Лагода не уехал. Дивизия держала оборону, и особый отдел был при ней, и капитан Лагода нет-нет да появлялся у медсанбата — будто по делам, а на деле, Корнев знал, приглядывал. Он так и не понял Корнева — и это его, дотошного, грызло. Иногда он подсаживался, заводил вроде бы пустой разговор — про погоду, про немца, про слухи, — а на деле всё прощупывал, искал шов, трещину, оговорку. Корнев держался. Он привык держаться.

Однажды, в начале ноября, Лагода подсел к нему у догорающей печурки, протянул кисет — Корнев отказался, — свернул сам, не закурил, повертел.

— Слухи нехорошие, доктор, — сказал тихо. — Немец опять копит. Говорят, на днях рванёт на Москву по новой, последним рывком. Морозы ему не помеха, наоборот — дороги встали, грязь схватило, танки пойдут. — Он искоса глянул на Корнева. — Худо, доктор. Многие шепчут — не удержим. Эвакуация, мол, заводы на восток, Кремль минируют… Что молчишь? Ты ж у нас «точно знаешь». Удержим Москву-то?

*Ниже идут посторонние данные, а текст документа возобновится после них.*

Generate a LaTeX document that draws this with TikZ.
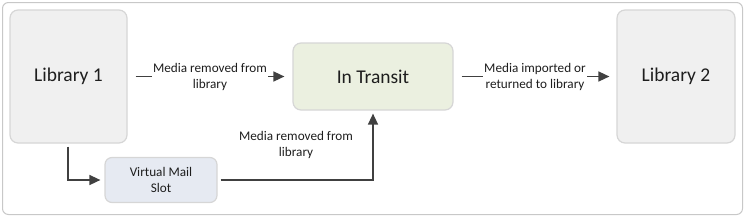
\documentclass[tikz,border=0pt]{standalone}
\usepackage{fontspec}
\setmainfont{Carlito}
\usetikzlibrary{arrows.meta}
\definecolor{boxgray}{HTML}{F0F0F0}
\definecolor{boxline}{HTML}{D6D6D6}
\definecolor{transitfill}{HTML}{EBF0E0}
\definecolor{vmsfill}{HTML}{E6EAF2}
\definecolor{arrowcol}{HTML}{404040}
\definecolor{framecol}{HTML}{C8C8C8}
\definecolor{txt}{HTML}{1E1E1E}
\tikzset{
  bigbox/.style={draw=boxline, line width=1.2pt, rounded corners=8pt, text=txt,
    font=\fontsize{19.5}{23}\selectfont, inner sep=0pt},
  smallbox/.style={draw=boxline, line width=1.2pt, rounded corners=7pt, text=txt,
    font=\fontsize{13.2}{16}\selectfont, align=center, inner sep=0pt},
  conn/.style={draw=arrowcol, line width=1.5pt, -{Triangle[length=11pt,width=10pt]}},
  lbl/.style={fill=white, text=txt, font=\fontsize{13.2}{16}\selectfont, align=center, inner sep=1pt}
}
\begin{document}
\begin{tikzpicture}[x=1pt,y=-1pt]
\useasboundingbox (0,0) rectangle (746,218);
\draw[framecol, line width=1pt, rounded corners=6pt] (2.5,2.5) rectangle (742.5,214.5);
\node[bigbox, fill=boxgray, minimum width=117pt, minimum height=133pt] (lib1) at (68.5,76.5) {Library 1};
\node[bigbox, fill=transitfill, minimum width=160pt, minimum height=67pt] (transit) at (373,76.5) {In Transit};
\node[bigbox, fill=boxgray, minimum width=118pt, minimum height=133pt] (lib2) at (676,76.5) {Library 2};
\node[smallbox, fill=vmsfill, minimum width=112pt, minimum height=45pt] (vms) at (161,180) {Virtual Mail\\Slot};
\draw[conn, shorten <=8pt, shorten >=8pt] (lib1.east) -- node[lbl] {Media removed from\\library} (transit.west);
\draw[conn, shorten <=8pt, shorten >=7pt] (transit.east) -- node[lbl] {Media imported or\\returned to library} (lib2.west);
\draw[conn, shorten <=3pt, shorten >=4pt] ([xshift=-0.5pt]lib1.south) |- (vms.west);
\draw[conn, shorten <=3pt, shorten >=3pt] (vms.east) -| (transit.south);
\node[lbl, fill=none] (lbl3) at (296,145) {Media removed from\\library};
\end{tikzpicture}
\end{document}
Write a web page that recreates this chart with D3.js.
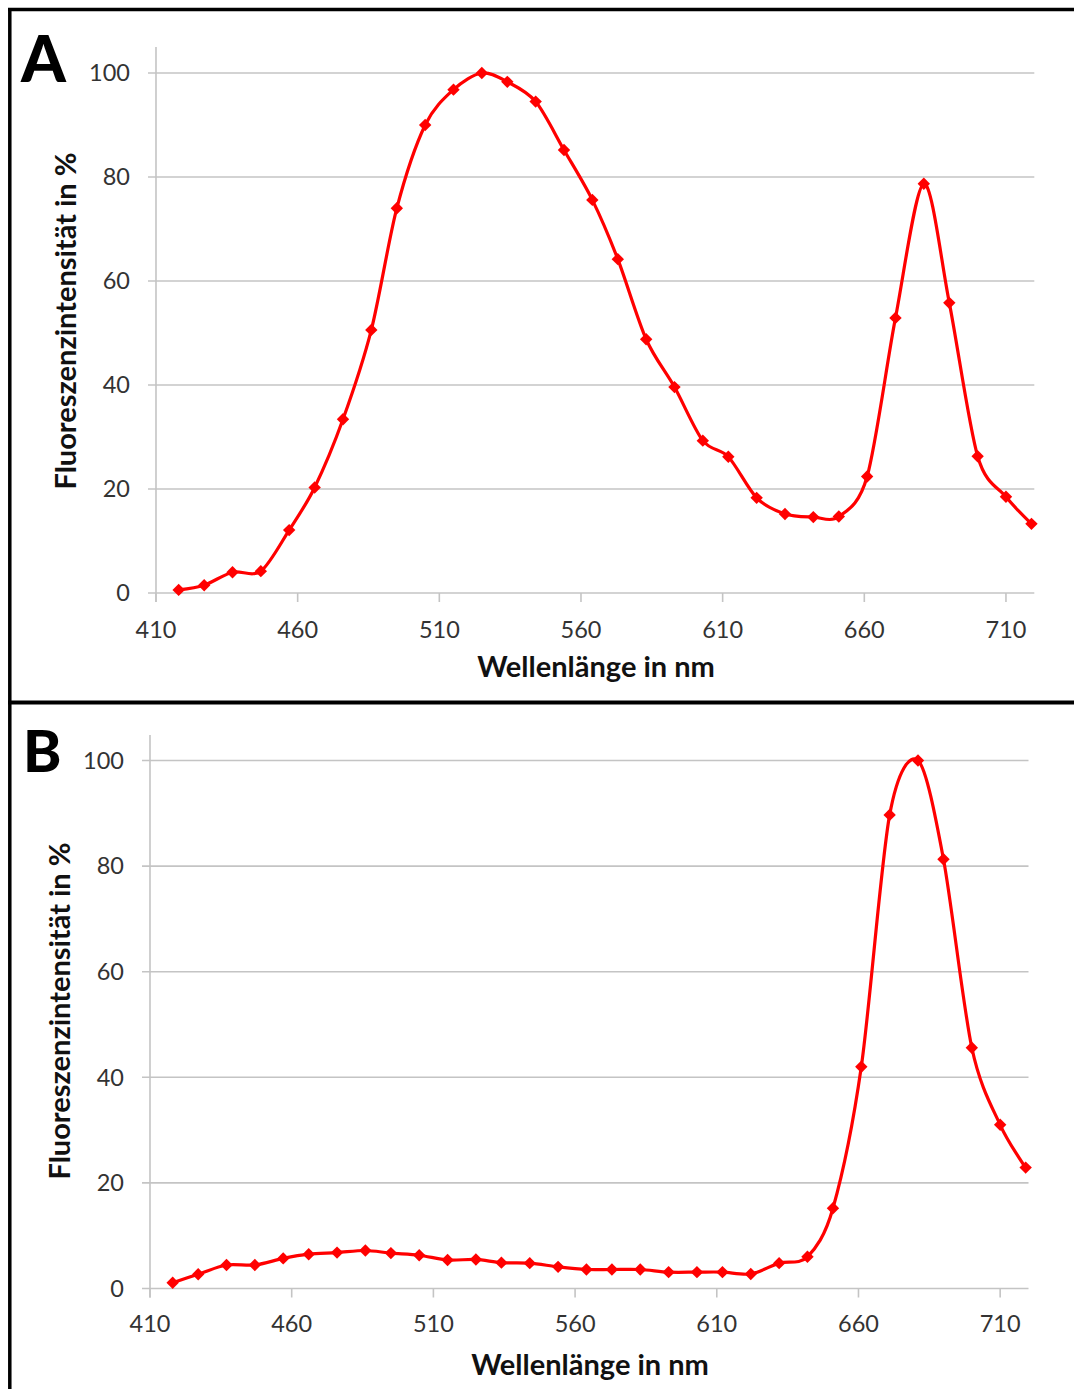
<!DOCTYPE html>
<html>
<head>
<meta charset="utf-8">
<script src="https://cdn.jsdelivr.net/npm/d3@7"></script>
<style>
  html, body { margin: 0; padding: 0; background: #fff; }
  svg { display: block; }
</style>
</head>
<body>
<svg id="chart" width="1074" height="1389"></svg>
<script>
// ---------------- DATA ----------------
const wavelengths = [418, 427, 437, 447, 457, 466, 476, 486, 495, 505, 515, 525, 534, 544, 554, 564,
                     573, 583, 593, 603, 612, 622, 632, 642, 651, 661, 671, 681, 690, 700, 710, 719];
const intensityA = [0.6, 1.5, 4.0, 4.2, 12.1, 20.3, 33.4, 50.6, 74.0, 90.0, 96.8, 100, 98.3, 94.5, 85.2, 75.6,
                    64.2, 48.8, 39.6, 29.3, 26.2, 18.3, 15.2, 14.6, 14.7, 22.4, 52.9, 78.7, 55.8, 26.3, 18.5, 13.3];
const intensityB = [1.1, 2.7, 4.45, 4.45, 5.7, 6.5, 6.8, 7.2, 6.7, 6.3, 5.4, 5.5, 4.9, 4.8, 4.1, 3.6,
                    3.6, 3.6, 3.1, 3.1, 3.1, 2.75, 4.8, 6.0, 15.2, 42.0, 89.7, 100, 81.3, 45.6, 31.0, 22.9];
const xTicks = [410, 460, 510, 560, 610, 660, 710];
const yTicks = [0, 20, 40, 60, 80, 100];
const panelLabels = ["A", "B"];
const xTitle = "Wellenlänge in nm";
const yTitle = "Fluoreszenzintensität in %";

// ---------------- LAYOUT ----------------
const svg = d3.select("#chart");
const FONT = "Lato, 'Open Sans', 'DejaVu Sans', sans-serif";
const RED = "#ff0000";
const GRID = "#c4c4c4";

const panels = [
  { label: panelLabels[0], values: intensityA,
    x0: 156, x1: 1034.3, y0: 593, y100: 73, axisTop: 47,
    labelPos: [21, 82], labelSize: 64,
    yLabRight: 130, xLabY: 630, xTitlePos: [596, 667], yTitlePos: [66, 321] },
  { label: panelLabels[1], values: intensityB,
    x0: 150, x1: 1028.5, y0: 1288.5, y100: 760.5, axisTop: 735,
    labelPos: [23, 772], labelSize: 58,
    yLabRight: 124, xLabY: 1324, xTitlePos: [590, 1365], yTitlePos: [60, 1011] }
];

// frame lines
const frame = svg.append("g").attr("stroke", "#000").attr("fill", "none");
frame.append("line").attr("x1", 8).attr("x2", 1074).attr("y1", 9.5).attr("y2", 9.5).attr("stroke-width", 3.5);
frame.append("line").attr("x1", 9.8).attr("x2", 9.8).attr("y1", 8).attr("y2", 1389).attr("stroke-width", 3.5);
frame.append("line").attr("x1", 8).attr("x2", 1074).attr("y1", 702.5).attr("y2", 702.5).attr("stroke-width", 4);

const diamond = r => `M0,${-r}L${r},0L0,${r}L${-r},0Z`;

panels.forEach(p => {
  const g = svg.append("g");
  const x = d3.scaleLinear().domain([410, 720]).range([p.x0, p.x1]);
  const y = d3.scaleLinear().domain([0, 100]).range([p.y0, p.y100]);

  // horizontal gridlines (with left tick extension)
  g.append("g").selectAll("line").data(yTicks).join("line")
    .attr("x1", x(410) - 8).attr("x2", x(720))
    .attr("y1", d => y(d)).attr("y2", d => y(d))
    .attr("stroke", GRID).attr("stroke-width", 1.6);

  // y axis line
  g.append("line").attr("x1", x(410)).attr("x2", x(410))
    .attr("y1", p.axisTop).attr("y2", y(0) + 9)
    .attr("stroke", GRID).attr("stroke-width", 1.6);

  // x ticks
  g.append("g").selectAll("line").data(xTicks).join("line")
    .attr("x1", d => x(d)).attr("x2", d => x(d))
    .attr("y1", y(0)).attr("y2", y(0) + 9)
    .attr("stroke", GRID).attr("stroke-width", 1.6);

  // y tick labels
  g.append("g").selectAll("text").data(yTicks).join("text")
    .attr("x", p.yLabRight).attr("y", d => y(d))
    .attr("dy", "0.35em").attr("text-anchor", "end")
    .attr("font-family", FONT).attr("font-size", 23.5).attr("fill", "#333")
    .text(d => d);

  // x tick labels
  g.append("g").selectAll("text").data(xTicks).join("text")
    .attr("x", d => x(d)).attr("y", p.xLabY)
    .attr("dy", "0.35em").attr("text-anchor", "middle")
    .attr("font-family", FONT).attr("font-size", 23.5).attr("fill", "#333")
    .text(d => d);

  // axis titles
  g.append("text").attr("x", p.xTitlePos[0]).attr("y", p.xTitlePos[1])
    .attr("dy", "0.35em").attr("text-anchor", "middle")
    .attr("font-family", FONT).attr("font-weight", "bold").attr("font-size", 29).attr("fill", "#111")
    .text(xTitle);
  g.append("text")
    .attr("transform", `translate(${p.yTitlePos[0]},${p.yTitlePos[1]}) rotate(-90)`)
    .attr("dy", "0.35em").attr("text-anchor", "middle")
    .attr("font-family", FONT).attr("font-weight", "bold").attr("font-size", 29).attr("fill", "#111")
    .text(yTitle);

  // panel label
  g.append("text").attr("x", p.labelPos[0]).attr("y", p.labelPos[1])
    .attr("font-family", FONT).attr("font-weight", 900).attr("font-size", p.labelSize).attr("fill", "#000")
    .text(p.label);

  // data
  const pts = wavelengths.map((w, i) => [w, p.values[i]]);
  const line = d3.line().x(d => x(d[0])).y(d => y(d[1])).curve(d3.curveCardinal.tension(0.1));
  g.append("path").datum(pts).attr("d", line)
    .attr("fill", "none").attr("stroke", RED).attr("stroke-width", 3.2).attr("stroke-linejoin", "round");
  g.append("g").selectAll("path").data(pts).join("path")
    .attr("transform", d => `translate(${x(d[0])},${y(d[1])})`)
    .attr("d", diamond(6.2)).attr("fill", RED);
});
</script>
</body>
</html>
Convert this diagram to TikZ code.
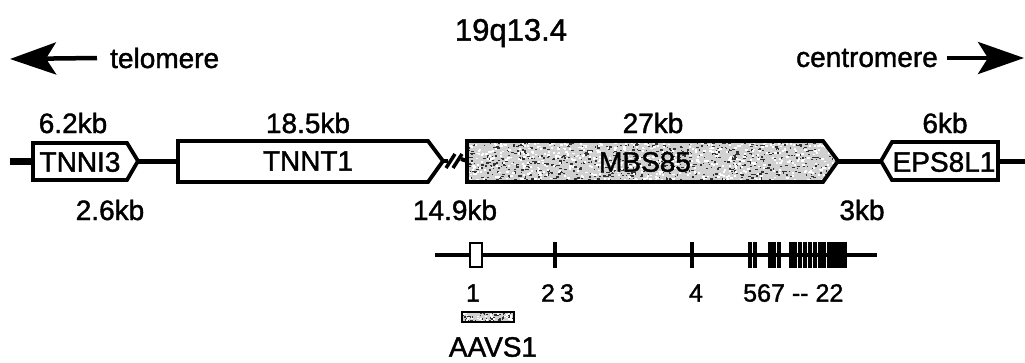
\documentclass[tikz,border=0pt]{standalone}
\usepackage{fontspec}
\setmainfont{Liberation Sans}[FakeBold=1.4]
\usetikzlibrary{arrows.meta}
\begin{document}
\begin{tikzpicture}[x=1pt,y=-1pt,
  genebox/.style={draw=black,line width=3.8pt,line join=miter},
  backbone/.style={line width=5pt},
  lbl/.style={font=\fontsize{28}{31}\selectfont,inner sep=0pt},
  exlbl/.style={font=\fontsize{25}{28}\selectfont,inner sep=0pt},
  exonbar/.style={fill=black,draw=none},
  bigarrow/.style={line width=4.5pt,-{Stealth[length=46pt,width=32pt,inset=10pt]}}]
\useasboundingbox (0,0) rectangle (1025,362);
% title and orientation
\node[lbl,font=\fontsize{31}{34}\selectfont] (title) at (511,33) {19q13.4};
\node[lbl,anchor=west] (telo) at (110,58) {telomere};
\node[lbl,anchor=east] (centro) at (938,58) {centromere};
\coordinate (ltip) at (10,59);
\coordinate (rtip) at (1024,58);
\draw[bigarrow] ([xshift=-13pt]telo.west) -- (ltip);
\draw[bigarrow] ([xshift=9pt]centro.east) -- (rtip);
% coordinates of genes
\coordinate (lend) at (10,161);
\coordinate (rend) at (1025,161);
\coordinate (i3r) at (138,161);
\coordinate (t1l) at (178,161);
\coordinate (t1r) at (443,161);
\coordinate (mbl) at (467,161);
\coordinate (mbr) at (838,161);
\coordinate (epl) at (881,161);
\coordinate (epr) at (998,161);
% backbone
\draw[backbone,line width=7pt] (lend) -- (33,161);
\draw[backbone] (i3r) -- (t1l);
\draw[backbone] (mbr) -- (epl);
\draw[backbone] (epr) -- (rend);
\draw[line width=4pt] (t1r) -- (448,161);
\draw[line width=4pt] (461,159) -- (mbl);
\draw[line width=3.5pt] (446,168) -- (455,154);
\draw[line width=3.5pt] (453,168) -- (462,154);
% TNNI3
\draw[genebox,fill=white] (33,143) -- (127,143) -- (i3r) -- (127,180) -- (33,180) -- cycle;
\node[lbl] (tnni3) at (80,162) {TNNI3};
% TNNT1
\draw[genebox,fill=white] (t1l|-0,141) -- (428,141) -- (t1r) -- (428,182) -- (t1l|-0,182) -- cycle;
\node[lbl] (tnnt1) at (308,161) {TNNT1};
% MBS85 with speckled fill
\begin{scope}
  \clip (467,141) -- (823,141) -- (mbr) -- (823,182) -- (467,182) -- cycle;
  \fill[black!18] (460,135) rectangle (845,190);
  \pgfmathsetseed{7}
  \foreach \i in {1,...,800}{
    \pgfmathsetmacro{\rx}{467+rnd*370}
    \pgfmathsetmacro{\ry}{142+rnd*40}
    \pgfmathsetmacro{\rw}{0.8+rnd*2.4}
    \fill[black!80] (\rx,\ry) rectangle +(\rw,1.3);
  }
  \foreach \i in {1,...,600}{
    \pgfmathsetmacro{\rx}{467+rnd*370}
    \pgfmathsetmacro{\ry}{142+rnd*40}
    \fill[white] (\rx,\ry) rectangle +(2.2,1.8);
  }
\end{scope}
\draw[genebox] (mbl|-0,141) -- (823,141) -- (mbr) -- (823,182) -- (mbl|-0,182) -- cycle;
\node[lbl] (mbs85) at (645,162) {MBS85};
% EPS8L1
\draw[genebox,fill=white] (892,142) -- (epr|-0,142) -- (epr|-0,180) -- (892,180) -- (epl) -- cycle;
\node[lbl] (eps8l1) at (944,162) {EPS8L1};
% size labels
\node[lbl] (s62) at (73,123) {6.2kb};
\node[lbl] (s185) at (308,123) {18.5kb};
\node[lbl] (s27) at (653,123) {27kb};
\node[lbl] (s6) at (945,123) {6kb};
\node[lbl] (s26) at (110,210) {2.6kb};
\node[lbl] (s149) at (455,210) {14.9kb};
\node[lbl] (s3) at (862,210) {3kb};
% exon structure
\coordinate (xl) at (435,255);
\coordinate (xr) at (877,255);
\draw[line width=4pt] (xl) -- (xr);
\draw[line width=2.5pt,fill=white] (470,243) rectangle (482,267);
\foreach \x in {555,692,750,755,770,774,779,791,795,800,805,810,815,820,824,829,833,837,841,845}
  \fill[exonbar] (\x-2,242) rectangle (\x+2,268);
\node[exlbl] (e1) at (473,293) {1};
\node[exlbl] (e2) at (548,293) {2};
\node[exlbl] (e3) at (567,293) {3};
\node[exlbl] (e4) at (696,293) {4};
\node[exlbl,anchor=west] (e5) at (743,293) {567\kern7pt-{}-\kern7pt22};
% AAVS1
\begin{scope}
  \clip (462,312) rectangle (514,322);
  \fill[black!18] (462,312) rectangle (514,322);
  \pgfmathsetseed{3}
  \foreach \i in {1,...,80}{
    \pgfmathsetmacro{\rx}{462+rnd*52}
    \pgfmathsetmacro{\ry}{312+rnd*10}
    \fill[black!80] (\rx,\ry) rectangle +(1.6,1.3);
  }
  \foreach \i in {1,...,40}{
    \pgfmathsetmacro{\rx}{462+rnd*52}
    \pgfmathsetmacro{\ry}{312+rnd*10}
    \fill[white] (\rx,\ry) rectangle +(2,1.5);
  }
\end{scope}
\draw[line width=2.2pt] (462,312) rectangle (514,322);
\node[lbl] (aavs1) at (493,347) {AAVS1};
\end{tikzpicture}
\end{document}
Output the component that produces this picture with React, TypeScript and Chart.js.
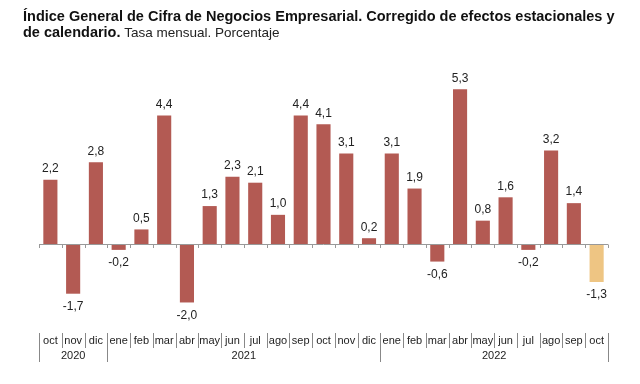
import React, { useEffect, useRef } from "react";
import { Chart, registerables } from "chart.js";

Chart.register(...registerables);

const months = ["oct","nov","dic","ene","feb","mar","abr","may","jun","jul","ago","sep","oct","nov","dic","ene","feb","mar","abr","may","jun","jul","ago","sep","oct"];
const values = [2.2,-1.7,2.8,-0.2,0.5,4.4,-2.0,1.3,2.3,2.1,1.0,4.4,4.1,3.1,0.2,3.1,1.9,-0.6,5.3,0.8,1.6,-0.2,3.2,1.4,-1.3];
const years = ["2020","2021","2022"];
const yearStarts = [0, 3, 15, 25];
const titleBold1 = "Índice General de Cifra de Negocios Empresarial. Corregido de efectos estacionales y";
const titleBold2 = "de calendario.";
const titleNormal2 = " Tasa mensual. Porcentaje";

const barColor = "#B35A53";
const lastColor = "#EEC583";
const FONT = "'Liberation Sans', Arial, sans-serif";

const overlay = {
  id: "overlay",
  afterDraw(chart: any) {
    const ctx = chart.ctx;
    const x = chart.scales.x;
    const y = chart.scales.y;
    const area = chart.chartArea;
    const n = months.length;
    const step = (area.right - area.left) / n;
    const bound = (i: number) => area.left + step * i;
    const y0 = y.getPixelForValue(0);
    ctx.save();
    // title
    ctx.fillStyle = "#111";
    ctx.textBaseline = "alphabetic";
    ctx.textAlign = "left";
    ctx.font = `bold 14.5px ${FONT}`;
    ctx.fillText(titleBold1, 23, 21);
    ctx.fillText(titleBold2, 23, 37);
    const w = ctx.measureText(titleBold2).width;
    ctx.font = `13.5px ${FONT}`;
    ctx.fillStyle = "#222";
    ctx.fillText(titleNormal2, 23 + w, 37);

    // zero line
    ctx.strokeStyle = "#999";
    ctx.lineWidth = 1;
    ctx.beginPath();
    ctx.moveTo(area.left, Math.round(y0) + 0.5);
    ctx.lineTo(area.right, Math.round(y0) + 0.5);
    for (let i = 0; i <= n; i++) {
      const bx = Math.round(bound(i)) + 0.5;
      ctx.moveTo(bx, Math.round(y0) + 0.5);
      ctx.lineTo(bx, Math.round(y0) + 4);
    }
    ctx.stroke();

    // data labels
    ctx.fillStyle = "#222";
    ctx.font = `12px ${FONT}`;
    ctx.textAlign = "center";
    ctx.textBaseline = "middle";
    const meta = chart.getDatasetMeta(0);
    values.forEach((v, i) => {
      const el = meta.data[i];
      const txt = v.toFixed(1).replace(".", ",");
      const py = y.getPixelForValue(v);
      ctx.fillText(txt, el.x, v >= 0 ? py - 11 : py + 13);
    });

    // bottom axis
    ctx.strokeStyle = "#888";
    ctx.beginPath();
    for (let i = 0; i <= n; i++) {
      const bx = Math.round(bound(i)) + 0.5;
      const isYear = yearStarts.includes(i);
      ctx.moveTo(bx, 333);
      ctx.lineTo(bx, isYear ? 362 : 348);
    }
    ctx.stroke();
    ctx.fillStyle = "#222";
    ctx.font = `11px ${FONT}`;
    months.forEach((m, i) => {
      ctx.fillText(m, x.getPixelForValue(i), 341);
    });
    years.forEach((yr, k) => {
      const cx = (bound(yearStarts[k]) + bound(yearStarts[k + 1])) / 2;
      ctx.fillText(yr, cx, 356);
    });
    ctx.restore();
  },
};

export default function App() {
  const ref = useRef<HTMLCanvasElement>(null);
  useEffect(() => {
    const chart = new Chart(ref.current!, {
      type: "bar",
      data: {
        labels: months,
        datasets: [
          {
            data: values,
            backgroundColor: values.map((_, i) => (i === values.length - 1 ? lastColor : barColor)),
            barPercentage: 0.62,
            categoryPercentage: 1,
          },
        ],
      },
      options: {
        animation: false,
        responsive: false,
        maintainAspectRatio: false,
        layout: { padding: { left: 39, right: 32, top: 60, bottom: 64 } },
        plugins: { legend: { display: false }, tooltip: { enabled: false }, title: { display: false } },
        scales: {
          x: { display: false, grid: { display: false } },
          y: { display: false, min: -2.6, max: 6.3, grid: { display: false } },
        },
      },
      plugins: [overlay],
    });
    return () => chart.destroy();
  }, []);
  return (
    <div style={{ position: "absolute", left: 0, top: 0, width: 640, height: 384, background: "#fff" }}>
      <canvas ref={ref} width={640} height={384} style={{ width: 640, height: 384 }} />
    </div>
  );
}
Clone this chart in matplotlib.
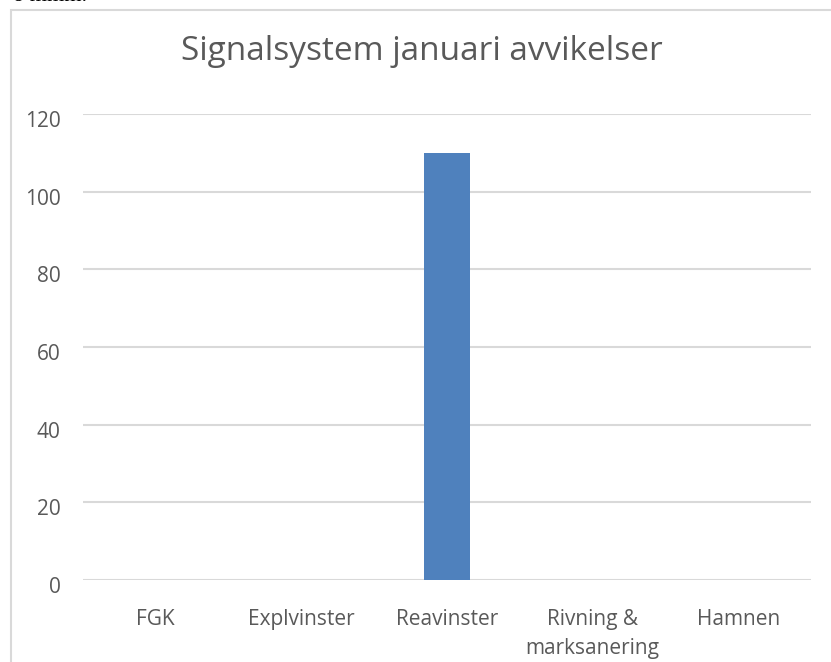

И Корнев, глядя в огонь печурки, ответил спокойно, без тени сомнения, потому что это была единственная вещь во всей этой войне, которую он знал абсолютно точно:

— Удержим, товарищ капитан. Немец рванёт — это да. В ноябре он подойдёт совсем близко, на последнем дыхании. Будет страшно, будет казаться — всё, конец. А он выдохнется. У самого порога выдохнется. А в начале декабря мы ударим в ответ — и погоним. И вот тогда, в декабре, по морозу, побежит уже он. Первый раз за всю войну — побежит.

Лагода смотрел на него — долго, молча, и в умных глазах боролись профессиональное недоверие и что-то ещё, против воли, какая-то жадная, человеческая, измученная надежда услышать наконец, что всё будет хорошо.

— Ты так говоришь, — сказал он тихо, — будто своими глазами видел.

Корнев промолчал. На западе, ровно и тяжело, громыхало — немец копил силы для последнего рывка на Москву. Через несколько дней он рванёт. И начнётся самое страшное.

— Скоро проверим, товарищ капитан, — сказал Корнев. — Очень скоро.